Japan has long been celebrated for its abundance of record stores. Tokyo, in particular, has been one of the premier destinations for crate diggers around the world, from aspiring collectors to established artists such as Prins Thomas seeking out the rare and obscure. The country’s capital remains a go-to for vinyl needs, with long-running shops such as Shimokitazawa’s Flash Disc Ranch joined by new efforts from HMV, offering a mix of old records and new J-pop delivered via 12”.
While these brick-and-mortar locations are still going strong, the ever-growing demand for vinyl has resulted in online spaces growing in prominence for those seeking and selling Japanese records.

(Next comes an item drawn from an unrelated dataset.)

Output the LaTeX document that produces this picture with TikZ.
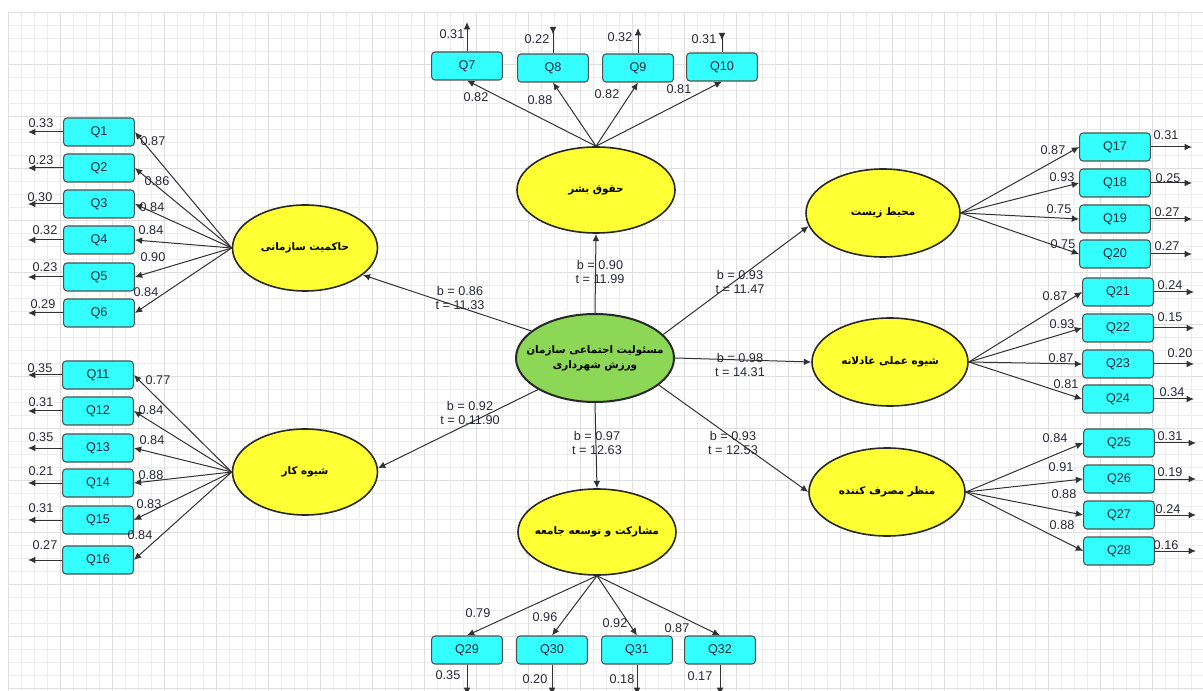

In particular, the US-based site Discogs has experienced a boom on the archipelago in recent years.
“I think it’s started to help sellers in Japan connect with buyers located outside of the country,” says Japanese user 0ogko0 (who asked to remain anonymous). “It has made things much easier.”
Kevin Lewandowski launched Discogs in 2000, with the vision of creating the ultimate discography site, initially geared towards electronic music but eventually growing to touch on all genres. Think of it as Wikipedia for people eager to know the engineers behind every Hall And Oates album.

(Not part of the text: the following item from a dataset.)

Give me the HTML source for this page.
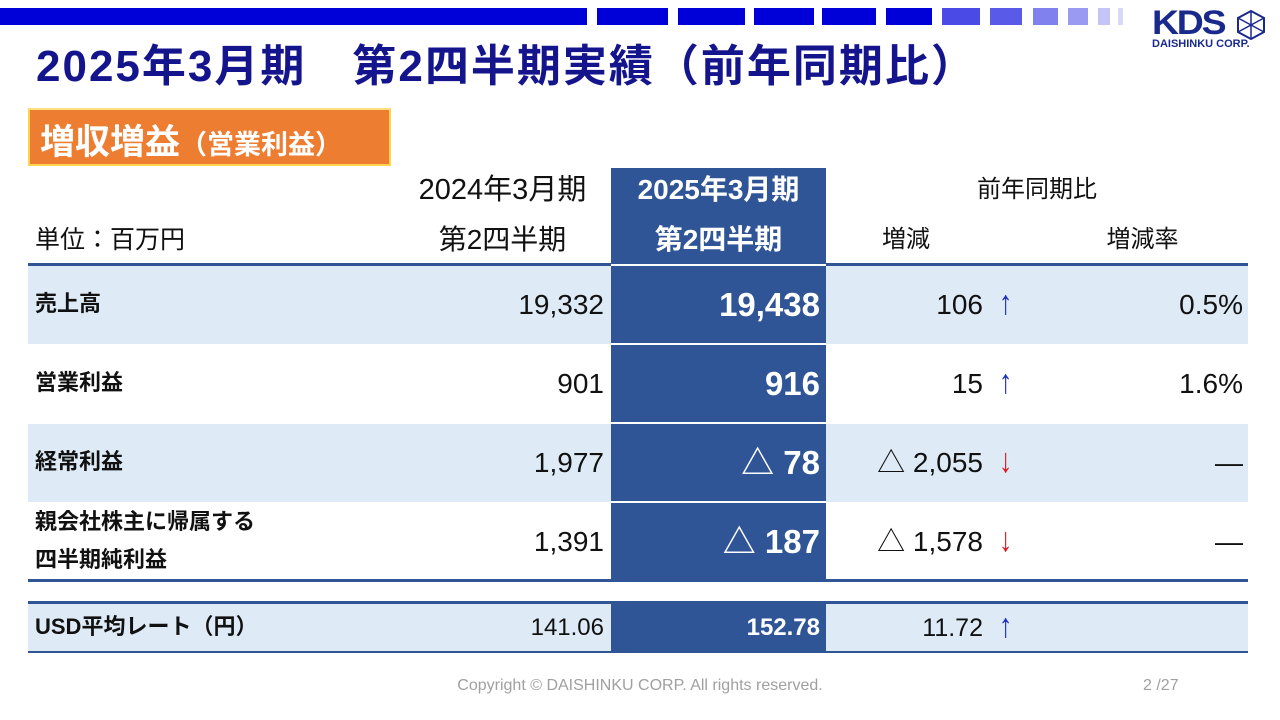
<!DOCTYPE html>
<html><head><meta charset="utf-8"><style>
body{margin:0;width:1280px;height:720px;position:relative;background:#fff;overflow:hidden;font-family:"Liberation Sans","Noto Sans CJK JP",sans-serif;color:#111}
.a{position:absolute;white-space:nowrap}
.sq{position:absolute;top:8px;height:17px}
.r{text-align:right}
.row{position:absolute;left:28px;width:1220px}
.t{position:absolute;font-size:28px;line-height:32px}
.lbl{font-weight:bold;font-size:22px;left:35px}
.hl{position:absolute;background:#2f5597}
.w{color:#fff;font-weight:bold;font-size:33px}
.up,.dn{font-size:34px;transform:scaleX(0.8)}
.up{color:#1b2fc4}.dn{color:#e0191f}
</style></head><body>
<div class="sq" style="left:0;width:587px;background:#0000d8"></div>
<div class="sq" style="left:597px;width:71px;background:#0000d8"></div>
<div class="sq" style="left:678px;width:67px;background:#0000d8"></div>
<div class="sq" style="left:754px;width:60px;background:#0000d8"></div>
<div class="sq" style="left:822px;width:54px;background:#0000d8"></div>
<div class="sq" style="left:886px;width:46px;background:#0000d8"></div>
<div class="sq" style="left:942px;width:38px;background:#4a4ae6"></div>
<div class="sq" style="left:990px;width:32px;background:#5a5ae8"></div>
<div class="sq" style="left:1033px;width:25px;background:#8080ee"></div>
<div class="sq" style="left:1068px;width:20px;background:#9a9af0"></div>
<div class="sq" style="left:1098px;width:12px;background:#c4c4f6"></div>
<div class="sq" style="left:1118px;width:5px;background:#d8d8f8"></div>
<div class="a" style="left:1152px;top:4px;font-size:34px;font-weight:900;color:#1a2a8c;letter-spacing:-2px;transform:scaleX(1.1);transform-origin:left">KDS</div>
<svg class="a" style="left:1236px;top:10px" width="30" height="30" viewBox="0 0 30 30"><polygon points="15,1 28,8 28,22 15,29 2,22 2,8" fill="none" stroke="#1a2a8c" stroke-width="2"/><path d="M15 1L15 29M2 8L28 22M28 8L2 22" stroke="#1a2a8c" stroke-width="1.5"/></svg>
<div class="a" style="left:1152px;top:38px;font-size:11px;font-weight:bold;color:#1a2a8c">DAISHINKU CORP.</div>
<div class="a" style="left:36px;top:30px;font-size:44px;letter-spacing:2px;font-weight:bold;color:#14148c">2025年3月期　第2四半期実績（前年同期比）</div>
<div class="a" style="left:28px;top:108px;width:363px;height:58px;background:#ed7d31;border:2px solid #ffd34d;border-top-color:#ffe080;box-sizing:border-box"></div>
<div class="a" style="left:40px;top:114px;font-size:35px;font-weight:bold;color:#fff">増収増益<span style="font-size:27px">（営業利益）</span></div>

<div class="row" style="top:266px;height:78px;background:#deebf7"></div>
<div class="row" style="top:424px;height:78px;background:#deebf7"></div>
<div class="row" style="top:603px;height:49px;background:#deebf7"></div>
<div class="hl" style="left:611px;top:168px;width:215px;height:412px"></div>
<div class="hl" style="left:611px;top:603px;width:215px;height:49px"></div>
<div class="row" style="top:263px;height:3px;background:#2f5597"></div>
<div class="a" style="left:611px;top:264px;width:215px;height:2px;background:#fff"></div>
<div class="row" style="top:579px;height:3px;background:#2f5597"></div>
<div class="row" style="top:601px;height:3px;background:#2f5597"></div>
<div class="row" style="top:651px;height:2px;background:#2f5597"></div>
<div class="a" style="left:611px;top:343px;width:215px;height:2px;background:#fff"></div>
<div class="a" style="left:611px;top:422px;width:215px;height:2px;background:#fff"></div>
<div class="a" style="left:611px;top:501px;width:215px;height:2px;background:#fff"></div>

<div class="t" style="left:35px;top:224px;font-size:25px">単位：百万円</div>
<div class="t" style="left:395px;width:215px;top:174px;text-align:center;font-size:29px">2024年3月期</div>
<div class="t" style="left:395px;width:215px;top:224px;text-align:center">第2四半期</div>
<div class="t" style="left:611px;width:215px;top:174px;text-align:center;color:#fff;font-weight:bold">2025年3月期</div>
<div class="t" style="left:611px;width:215px;top:224px;text-align:center;color:#fff;font-weight:bold">第2四半期</div>
<div class="t" style="left:826px;width:422px;top:174px;text-align:center;font-size:24px">前年同期比</div>
<div class="t" style="left:826px;width:160px;top:224px;text-align:center;font-size:24px">増減</div>
<div class="t" style="left:1040px;width:205px;top:224px;text-align:center;font-size:24px">増減率</div>

<div class="t lbl" style="top:288px">売上高</div>
<div class="t r" style="right:676px;top:289px">19,332</div>
<div class="t r w" style="right:460px;top:289px">19,438</div>
<div class="t r" style="right:297px;top:289px">106</div>
<div class="t up" style="left:997px;top:287px">↑</div>
<div class="t r" style="right:37px;top:289px">0.5%</div>

<div class="t lbl" style="top:367px">営業利益</div>
<div class="t r" style="right:676px;top:368px">901</div>
<div class="t r w" style="right:460px;top:368px">916</div>
<div class="t r" style="right:297px;top:368px">15</div>
<div class="t up" style="left:997px;top:366px">↑</div>
<div class="t r" style="right:37px;top:368px">1.6%</div>

<div class="t lbl" style="top:446px">経常利益</div>
<div class="t r" style="right:676px;top:447px">1,977</div>
<div class="t r w" style="right:460px;top:447px">△ 78</div>
<div class="t r" style="right:297px;top:447px">△ 2,055</div>
<div class="t dn" style="left:997px;top:445px">↓</div>
<div class="t r" style="right:37px;top:447px">―</div>

<div class="t lbl" style="top:506px">親会社株主に帰属する</div>
<div class="t lbl" style="top:544px">四半期純利益</div>
<div class="t r" style="right:676px;top:526px">1,391</div>
<div class="t r w" style="right:460px;top:526px">△ 187</div>
<div class="t r" style="right:297px;top:526px">△ 1,578</div>
<div class="t dn" style="left:997px;top:524px">↓</div>
<div class="t r" style="right:37px;top:526px">―</div>

<div class="t lbl" style="top:611px">USD平均レート（円）</div>
<div class="t r" style="right:676px;top:612px;font-size:24px">141.06</div>
<div class="t r" style="right:460px;top:612px;font-size:24px;color:#fff;font-weight:bold">152.78</div>
<div class="t r" style="right:297px;top:612px;font-size:25px">11.72</div>
<div class="t up" style="left:997px;top:610px">↑</div>

<div class="a" style="left:0;width:1280px;top:677px;text-align:center;font-size:16px;color:#a0a0a0">Copyright © DAISHINKU CORP. All rights reserved.</div>
<div class="a" style="left:1143px;top:677px;font-size:16px;color:#a0a0a0">2 /27</div>
</body></html>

And while Discogs works wonders as a database for info, the site has also expanded to be a marketplace for users to buy and sell records. In recent years, the site’s presence in Japan has grown substantially.
“We’ve seen a tremendous shift in the Japanese market over the last couple of years with interest in vinyl growing throughout the region,” Chad Dahlstrom, Discogs chief operating officer, tells Metropolis.
Prior to Discogs, the primary way Japanese users purchased and sold records online was through auction sites like eBay and Yahoo Auctions. “I started to sell records through Discogs when my eBay account got suddenly suspended,” 0ogko0 says about his first forays into the marketplace in 2012. “I put something up, and it sold really quickly. So I decided to use it from now on.”
While bidding sites remain popular domestically, Discogs allows Japanese sellers to easily reach buyers outside of the country, who are fueling demand for Japanese records. 0ogko0 estimates 95 percent of his sales come from overseas, while Dahlstrom notices similar trends.
“We are seeing more Japanese music being entered into the database as our Japanese users get more confident with the site,” he says. “We also run into Japanese buyers in the US and Europe buying stock of Western music for their stores in Japan.”
Yet it has been an increased interest in rare Japanese music — particularly from the 1980s — in the West that has seemingly driven this shift. Original pressings of obscure Ryuichi Sakamoto records and celebrated albums by relatively unknown groups such as Mariah, which could once be found in Tokyo stores for as little as ¥1,000, now command big price tags on Discogs. Reissues and shout-outs from rising artists abroad also encourage fans to dig even deeper.
“The biggest thing we have done is translated the site into Japanese. The translation has helped us engage with the users in Japan and also show our commitment to working with buyers, sellers and collectors in Japan,” Dahlstrom says of specific moves meant to foster the Japanese userbase.
To further their cause, Discogs will hold a “Crate Diggers” event at Tokyo club Contact on September 2, with physical vendors selling records and a handful of DJs spinning tunes throughout the day.
But even after that, the vinyl resurgence in and out of Japan appears set to continue. In a widely shared story from earlier this year, Sony Japan announced plans to open a new record pressing plant in the country early next year, making it the second plant of its kind currently operating in Japan. Which will probably mean even more eyes will turn to the country’s now-booming vinyl marketplace.